Check every line below for the word "this" and give only the number of lines where it appears.

========

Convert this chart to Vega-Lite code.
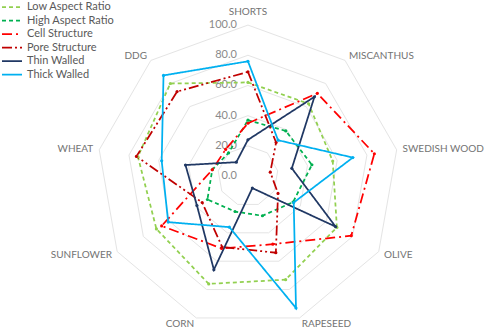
{
  "$schema": "https://vega.github.io/schema/vega-lite/v6.json",
  "width": 487,
  "height": 334,
  "padding": 0,
  "autosize": {"type": "none"},
  "background": "white",
  "config": {"view": {"stroke": null}, "font": "Lato"},
  "datasets": {
    "scores": [
      {"series": "Low Aspect Ratio", "category": "SHORTS", "value": 62},
      {"series": "Low Aspect Ratio", "category": "MISCANTHUS", "value": 62.5},
      {"series": "Low Aspect Ratio", "category": "SWEDISH WOOD", "value": 57},
      {"series": "Low Aspect Ratio", "category": "OLIVE", "value": 68},
      {"series": "Low Aspect Ratio", "category": "RAPESEED", "value": 73},
      {"series": "Low Aspect Ratio", "category": "CORN", "value": 76},
      {"series": "Low Aspect Ratio", "category": "SUNFLOWER", "value": 70},
      {"series": "Low Aspect Ratio", "category": "WHEAT", "value": 74},
      {"series": "Low Aspect Ratio", "category": "DDG", "value": 80},
      {"series": "High Aspect Ratio", "category": "SHORTS", "value": 37},
      {"series": "High Aspect Ratio", "category": "MISCANTHUS", "value": 39},
      {"series": "High Aspect Ratio", "category": "SWEDISH WOOD", "value": 43},
      {"series": "High Aspect Ratio", "category": "OLIVE", "value": 34.5},
      {"series": "High Aspect Ratio", "category": "RAPESEED", "value": 28},
      {"series": "High Aspect Ratio", "category": "CORN", "value": 25},
      {"series": "High Aspect Ratio", "category": "SUNFLOWER", "value": 31},
      {"series": "High Aspect Ratio", "category": "WHEAT", "value": 24},
      {"series": "High Aspect Ratio", "category": "DDG", "value": 20},
      {"series": "Cell Structure", "category": "SHORTS", "value": 35},
      {"series": "Cell Structure", "category": "MISCANTHUS", "value": 71.5},
      {"series": "Cell Structure", "category": "SWEDISH WOOD", "value": 85},
      {"series": "Cell Structure", "category": "OLIVE", "value": 79},
      {"series": "Cell Structure", "category": "RAPESEED", "value": 48},
      {"series": "Cell Structure", "category": "CORN", "value": 51},
      {"series": "Cell Structure", "category": "SUNFLOWER", "value": 66},
      {"series": "Cell Structure", "category": "WHEAT", "value": 24},
      {"series": "Cell Structure", "category": "DDG", "value": 23},
      {"series": "Pore Structure", "category": "SHORTS", "value": 69},
      {"series": "Pore Structure", "category": "MISCANTHUS", "value": 29},
      {"series": "Pore Structure", "category": "SWEDISH WOOD", "value": 15},
      {"series": "Pore Structure", "category": "OLIVE", "value": 23},
      {"series": "Pore Structure", "category": "RAPESEED", "value": 54},
      {"series": "Pore Structure", "category": "CORN", "value": 50},
      {"series": "Pore Structure", "category": "SUNFLOWER", "value": 35},
      {"series": "Pore Structure", "category": "WHEAT", "value": 75},
      {"series": "Pore Structure", "category": "DDG", "value": 73},
      {"series": "Thin Walled", "category": "SHORTS", "value": 24},
      {"series": "Thin Walled", "category": "MISCANTHUS", "value": 68.5},
      {"series": "Thin Walled", "category": "SWEDISH WOOD", "value": 29.5},
      {"series": "Thin Walled", "category": "OLIVE", "value": 67},
      {"series": "Thin Walled", "category": "RAPESEED", "value": 8.5},
      {"series": "Thin Walled", "category": "CORN", "value": 66},
      {"series": "Thin Walled", "category": "SUNFLOWER", "value": 39},
      {"series": "Thin Walled", "category": "WHEAT", "value": 42},
      {"series": "Thin Walled", "category": "DDG", "value": 12},
      {"series": "Thick Walled", "category": "SHORTS", "value": 76},
      {"series": "Thick Walled", "category": "MISCANTHUS", "value": 31},
      {"series": "Thick Walled", "category": "SWEDISH WOOD", "value": 70.5},
      {"series": "Thick Walled", "category": "OLIVE", "value": 35},
      {"series": "Thick Walled", "category": "RAPESEED", "value": 93},
      {"series": "Thick Walled", "category": "CORN", "value": 36},
      {"series": "Thick Walled", "category": "SUNFLOWER", "value": 61},
      {"series": "Thick Walled", "category": "WHEAT", "value": 58},
      {"series": "Thick Walled", "category": "DDG", "value": 87}
    ],
    "cats": [
      {"category": "SHORTS"}, {"category": "MISCANTHUS"}, {"category": "SWEDISH WOOD"},
      {"category": "OLIVE"}, {"category": "RAPESEED"}, {"category": "CORN"},
      {"category": "SUNFLOWER"}, {"category": "WHEAT"}, {"category": "DDG"}
    ],
    "levels": [
      {"level": 0}, {"level": 20}, {"level": 40}, {"level": 60}, {"level": 80}, {"level": 100}
    ]
  },
  "layer": [
    {
      "data": {"name": "levels"},
      "transform": [
        {"filter": "datum.level > 0"},
        {"calculate": "[0,1,2,3,4,5,6,7,8,9]", "as": "ks"},
        {"flatten": ["ks"], "as": ["k"]},
        {"calculate": "datum.k * 2 * PI / 9", "as": "a"},
        {"calculate": "datum.level * sin(datum.a)", "as": "px"},
        {"calculate": "datum.level * cos(datum.a)", "as": "py"}
      ],
      "mark": {"type": "line", "stroke": "#E4E4E4", "strokeWidth": 1},
      "encoding": {
        "x": {"field": "px", "type": "quantitative", "scale": {"domain": [-164.2, 158.3], "nice": false, "zero": false}, "axis": null},
        "y": {"field": "py", "type": "quantitative", "scale": {"domain": [-104.6, 116.6], "nice": false, "zero": false}, "axis": null},
        "detail": {"field": "level", "type": "nominal"},
        "order": {"field": "k", "type": "quantitative"}
      }
    },
    {
      "data": {"name": "levels"},
      "transform": [
        {"calculate": "0", "as": "px"},
        {"calculate": "datum.level", "as": "py"}
      ],
      "mark": {"type": "text", "align": "right", "baseline": "middle", "dx": -11, "fontSize": 11, "color": "#8A8A8A", "font": "Lato"},
      "encoding": {
        "x": {"field": "px", "type": "quantitative"},
        "y": {"field": "py", "type": "quantitative"},
        "text": {"field": "level", "type": "quantitative", "format": ".1f"}
      }
    },
    {
      "data": {"name": "cats"},
      "transform": [
        {"calculate": "indexof(['SHORTS','MISCANTHUS','SWEDISH WOOD','OLIVE','RAPESEED','CORN','SUNFLOWER','WHEAT','DDG'], datum.category)", "as": "i"},
        {"calculate": "datum.i * 2 * PI / 9", "as": "a"},
        {"filter": "sin(datum.a) > 0.1"},
        {"calculate": "104 * sin(datum.a)", "as": "px"},
        {"calculate": "104 * cos(datum.a)", "as": "py"}
      ],
      "mark": {"type": "text", "align": "left", "baseline": "middle", "fontSize": 10, "color": "#737373", "font": "Lato"},
      "encoding": {
        "x": {"field": "px", "type": "quantitative"},
        "y": {"field": "py", "type": "quantitative"},
        "text": {"field": "category", "type": "nominal"}
      }
    },
    {
      "data": {"name": "cats"},
      "transform": [
        {"calculate": "indexof(['SHORTS','MISCANTHUS','SWEDISH WOOD','OLIVE','RAPESEED','CORN','SUNFLOWER','WHEAT','DDG'], datum.category)", "as": "i"},
        {"calculate": "datum.i * 2 * PI / 9", "as": "a"},
        {"filter": "sin(datum.a) < -0.1"},
        {"calculate": "104 * sin(datum.a)", "as": "px"},
        {"calculate": "104 * cos(datum.a)", "as": "py"}
      ],
      "mark": {"type": "text", "align": "right", "baseline": "middle", "fontSize": 10, "color": "#737373", "font": "Lato"},
      "encoding": {
        "x": {"field": "px", "type": "quantitative"},
        "y": {"field": "py", "type": "quantitative"},
        "text": {"field": "category", "type": "nominal"}
      }
    },
    {
      "data": {"name": "cats"},
      "transform": [
        {"filter": "datum.category == 'SHORTS'"},
        {"calculate": "0", "as": "px"},
        {"calculate": "104", "as": "py"}
      ],
      "mark": {"type": "text", "align": "center", "baseline": "middle", "dy": -7, "fontSize": 10, "color": "#737373", "font": "Lato"},
      "encoding": {
        "x": {"field": "px", "type": "quantitative"},
        "y": {"field": "py", "type": "quantitative"},
        "text": {"field": "category", "type": "nominal"}
      }
    },
    {
      "data": {"name": "scores"},
      "transform": [
        {"calculate": "indexof(['SHORTS','MISCANTHUS','SWEDISH WOOD','OLIVE','RAPESEED','CORN','SUNFLOWER','WHEAT','DDG'], datum.category)", "as": "i"},
        {"calculate": "datum.i == 0 ? [0, 9] : [datum.i]", "as": "ks"},
        {"flatten": ["ks"], "as": ["k"]},
        {"calculate": "datum.k * 2 * PI / 9", "as": "a"},
        {"calculate": "datum.value * sin(datum.a)", "as": "px"},
        {"calculate": "datum.value * cos(datum.a)", "as": "py"}
      ],
      "mark": {"type": "line", "strokeWidth": 1.75},
      "encoding": {
        "x": {"field": "px", "type": "quantitative"},
        "y": {"field": "py", "type": "quantitative"},
        "order": {"field": "k", "type": "quantitative"},
        "color": {
          "field": "series", "type": "nominal", "title": null,
          "scale": {
            "domain": ["Low Aspect Ratio", "High Aspect Ratio", "Cell Structure", "Pore Structure", "Thin Walled", "Thick Walled"],
            "range": ["#92D050", "#00B050", "#FF0000", "#C00000", "#203864", "#00B0F0"]
          },
          "legend": {
            "orient": "none", "legendX": 6, "legendY": 1, "padding": 0,
            "symbolType": "M-2,0H2", "symbolSize": 100, "symbolStrokeWidth": 1.75,
            "labelFontSize": 11, "labelColor": "#595959", "labelFont": "Lato",
            "labelOffset": 9, "rowPadding": 2.5
          }
        },
        "strokeDash": {
          "field": "series", "type": "nominal", "title": null,
          "scale": {
            "domain": ["Low Aspect Ratio", "High Aspect Ratio", "Cell Structure", "Pore Structure", "Thin Walled", "Thick Walled"],
            "range": [[4, 3], [4, 3], [10, 4, 2, 4], [10, 3, 2, 3, 2, 3], [1, 0], [1, 0]]
          },
          "legend": {
            "orient": "none", "legendX": 6, "legendY": 1, "padding": 0,
            "symbolType": "M-2,0H2", "symbolSize": 100, "symbolStrokeWidth": 1.75,
            "labelFontSize": 11, "labelColor": "#595959", "labelFont": "Lato",
            "labelOffset": 9, "rowPadding": 2.5
          }
        }
      }
    },
    {
      "data": {"name": "scores"},
      "transform": [
        {"calculate": "indexof(['SHORTS','MISCANTHUS','SWEDISH WOOD','OLIVE','RAPESEED','CORN','SUNFLOWER','WHEAT','DDG'], datum.category)", "as": "i"},
        {"calculate": "datum.i * 2 * PI / 9", "as": "a"},
        {"calculate": "datum.value * sin(datum.a)", "as": "px"},
        {"calculate": "datum.value * cos(datum.a)", "as": "py"}
      ],
      "mark": {"type": "point", "filled": true, "size": 10, "opacity": 1},
      "encoding": {
        "x": {"field": "px", "type": "quantitative"},
        "y": {"field": "py", "type": "quantitative"},
        "color": {"field": "series", "type": "nominal", "title": null}
      }
    }
  ]
}
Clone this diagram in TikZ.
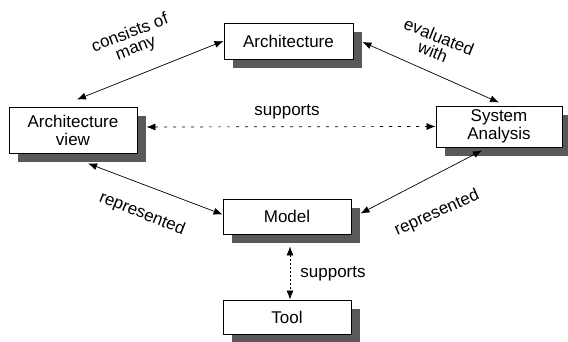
\documentclass[tikz,border=0pt]{standalone}
\usepackage{fontspec}
\setmainfont{Liberation Sans}
\usetikzlibrary{arrows.meta,shadows}
\begin{document}
\begin{tikzpicture}[x=1pt,y=-1pt,
  box/.style={draw, line width=0.9pt, fill=white, inner sep=0pt, align=center,
    font=\fontsize{17}{18}\selectfont,
    drop shadow={shadow xshift=9pt, shadow yshift=-9pt, fill=black!65, opacity=1}},
  lbl/.style={font=\fontsize{17}{16}\selectfont, align=center, inner sep=0pt},
  link/.style={line width=0.7pt, {Latex[length=9pt,width=7pt]}-{Latex[length=9pt,width=7pt]}},
  dlink/.style={link, dash pattern=on 3pt off 6pt}
]
\useasboundingbox (0,0) rectangle (568,342);
\node[box, minimum width=129pt, minimum height=36pt] (arch) at (288.5,41) {Architecture};
\node[box, minimum width=128pt, minimum height=46pt] (view) at (73,130) {Architecture\\view};
\node[box, minimum width=126pt, minimum height=41pt] (sys) at (499,126.5) {System\\Analysis};
\node[box, minimum width=128pt, minimum height=35pt] (model) at (287,216.5) {Model};
\node[box, minimum width=128pt, minimum height=34pt] (tool) at (287,317) {Tool};

\draw[link] ([xshift=4pt,yshift=7pt]view.north) -- (arch.west);
\draw[link] ([xshift=9pt,yshift=-1pt]arch.east) -- ([yshift=3pt]sys.north);
\draw[dlink] ([xshift=9pt,yshift=3pt]view.east) -- ([yshift=0pt]sys.west);
\draw[link] ([xshift=15pt,yshift=-10pt]view.south) -- ([yshift=2pt]model.west);
\draw[link] ([xshift=-17pt,yshift=-3pt]sys.south) -- ([xshift=9pt,yshift=3pt]model.east);
\draw[link, dash pattern=on 2pt off 2pt] ([xshift=3pt,yshift=-12pt]model.south) -- ([xshift=3pt]tool.north);

\node[lbl, rotate=21] (l1) at (133,41) {consists of\\many};
\node[lbl, rotate=-22] (l2) at (436,44) {evaluated\\with};
\node[lbl] (l3) at (287,112) {supports};
\node[lbl, rotate=-22] (l4) at (142,214) {represented};
\node[lbl, rotate=24] (l5) at (437,213) {represented};
\node[lbl] (l6) at (333,274) {supports};
\end{tikzpicture}
\end{document}
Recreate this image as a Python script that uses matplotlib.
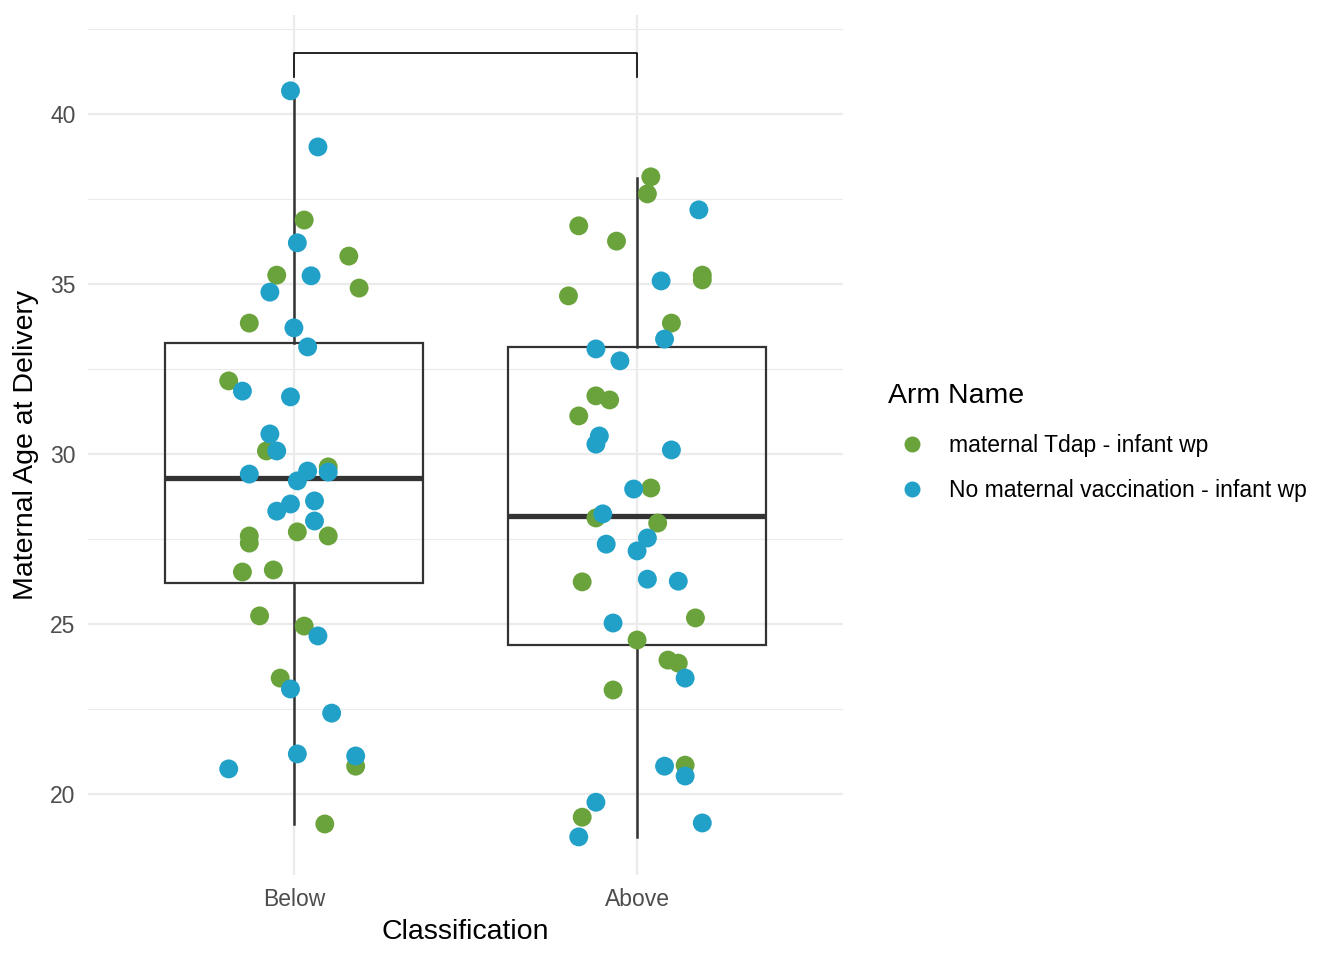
import matplotlib.pyplot as plt
from matplotlib.lines import Line2D

plt.rcParams["font.family"] = ["Liberation Sans", "DejaVu Sans"]

categories = ["Below", "Above"]
arm_names = ["maternal Tdap - infant wp", "No maternal vaccination - infant wp"]
arm_colors = ["#6AA33B", "#21A0C8"]

# jittered points: horizontal offset from category centre, and age
below_tdap_dx = [0.03, 0.16, -0.05, 0.19, -0.13, -0.19, -0.08, 0.10, -0.13, -0.13, 0.01, 0.10, -0.15, -0.06, -0.10, 0.03, -0.04, 0.18, 0.09]
below_tdap_age = [36.88, 35.82, 35.26, 34.88, 33.85, 32.15, 30.09, 29.62, 27.59, 27.38, 27.71, 27.59, 26.53, 26.59, 25.24, 24.94, 23.41, 20.82, 19.12]
below_none_dx = [-0.01, 0.07, 0.01, 0.05, -0.07, 0.00, 0.04, -0.15, -0.01, -0.07, -0.05, -0.13, 0.04, 0.10, 0.01, -0.05, -0.01, 0.06, 0.06, 0.07, -0.01, 0.11, 0.01, 0.18, -0.19]
below_none_age = [40.68, 39.03, 36.21, 35.24, 34.76, 33.71, 33.15, 31.85, 31.68, 30.59, 30.09, 29.41, 29.50, 29.47, 29.21, 28.32, 28.53, 28.62, 28.03, 24.65, 23.09, 22.38, 21.18, 21.12, 20.74]

above_tdap_dx = [0.04, 0.03, -0.17, -0.06, -0.20, 0.19, 0.19, 0.10, -0.17, -0.12, -0.08, 0.04, 0.06, -0.12, -0.16, 0.17, 0.00, 0.09, 0.12, -0.07, 0.14, -0.16]
above_tdap_age = [38.15, 37.65, 36.71, 36.26, 34.65, 35.26, 35.12, 33.85, 31.12, 31.71, 31.59, 29.00, 27.97, 28.12, 26.24, 25.18, 24.53, 23.94, 23.85, 23.06, 20.85, 19.32]
above_none_dx = [0.18, 0.07, 0.08, -0.12, -0.05, -0.11, -0.12, 0.10, -0.01, -0.10, -0.09, 0.03, 0.00, 0.03, 0.12, -0.07, 0.14, 0.08, 0.14, -0.12, 0.19, -0.17]
above_none_age = [37.18, 35.09, 33.38, 33.09, 32.74, 30.53, 30.29, 30.12, 28.97, 28.24, 27.35, 27.53, 27.15, 26.32, 26.26, 25.03, 23.41, 20.82, 20.53, 19.76, 19.15, 18.74]

# box summaries: lower whisker, q1, median, q3, upper whisker
box_whislo = [19.12, 18.74]
box_q1 = [26.21, 24.38]
box_med = [29.29, 28.18]
box_q3 = [33.26, 33.15]
box_whishi = [40.68, 38.12]

bracket_y = 41.79
bracket_tick = 41.09

fig = plt.figure(figsize=(13.44, 9.6), dpi=100)
ax = fig.add_axes([88 / 1344, 1 - 875 / 960, (843 - 88) / 1344, (875 - 15) / 960])

stats = []
for i in range(2):
    stats.append(dict(whislo=box_whislo[i], q1=box_q1[i], med=box_med[i],
                      q3=box_q3[i], whishi=box_whishi[i], fliers=[]))
ax.bxp(stats, positions=[1, 2], widths=0.75, showcaps=False, patch_artist=True,
       boxprops=dict(facecolor="none", edgecolor="#333333", linewidth=1.6),
       whiskerprops=dict(color="#333333", linewidth=1.8),
       medianprops=dict(color="#333333", linewidth=3.8), zorder=2)

groups = [
    (1, below_tdap_dx, below_tdap_age, 0),
    (1, below_none_dx, below_none_age, 1),
    (2, above_tdap_dx, above_tdap_age, 0),
    (2, above_none_dx, above_none_age, 1),
]
for pos, dx, age, arm in groups:
    ax.scatter([pos + d for d in dx], age, s=185, color=arm_colors[arm],
               edgecolors="none", zorder=3)

ax.plot([1, 1, 2, 2], [bracket_tick, bracket_y, bracket_y, bracket_tick],
        color="black", linewidth=1.2, zorder=4)

ax.set_xlim(0.4, 2.6)
ax.set_ylim(17.62, 42.91)
ax.set_xticks([1, 2])
ax.set_xticklabels(categories)
ax.set_yticks([20, 25, 30, 35, 40])
ax.set_yticks([22.5, 27.5, 32.5, 37.5, 42.5], minor=True)
ax.grid(which="major", color="#EBEBEB", linewidth=1.6)
ax.grid(which="minor", axis="y", color="#EBEBEB", linewidth=0.8)
ax.set_axisbelow(True)
for s in ax.spines.values():
    s.set_visible(False)
ax.tick_params(which="both", length=0, labelsize=16.5, labelcolor="#4D4D4D", pad=9)

ax.set_xlabel("Classification", fontsize=20.5, labelpad=6)
ax.set_ylabel("Maternal Age at Delivery", fontsize=20.5, labelpad=8)

handles = [Line2D([], [], marker="o", linestyle="none", markersize=11.5,
                  markerfacecolor=c, markeredgecolor="none") for c in arm_colors]
fig.text(888 / 1344, 1 - 396 / 960, "Arm Name", fontsize=20.5, va="center", ha="left")
fig.legend(handles, arm_names, loc="center left",
           bbox_to_anchor=(880 / 1344, 1 - 468 / 960), frameon=False,
           fontsize=16.5, handletextpad=0.6, labelspacing=1.0, borderaxespad=0)

fig.savefig("out.png", dpi=100)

========

## EXPECTED ANSWER
3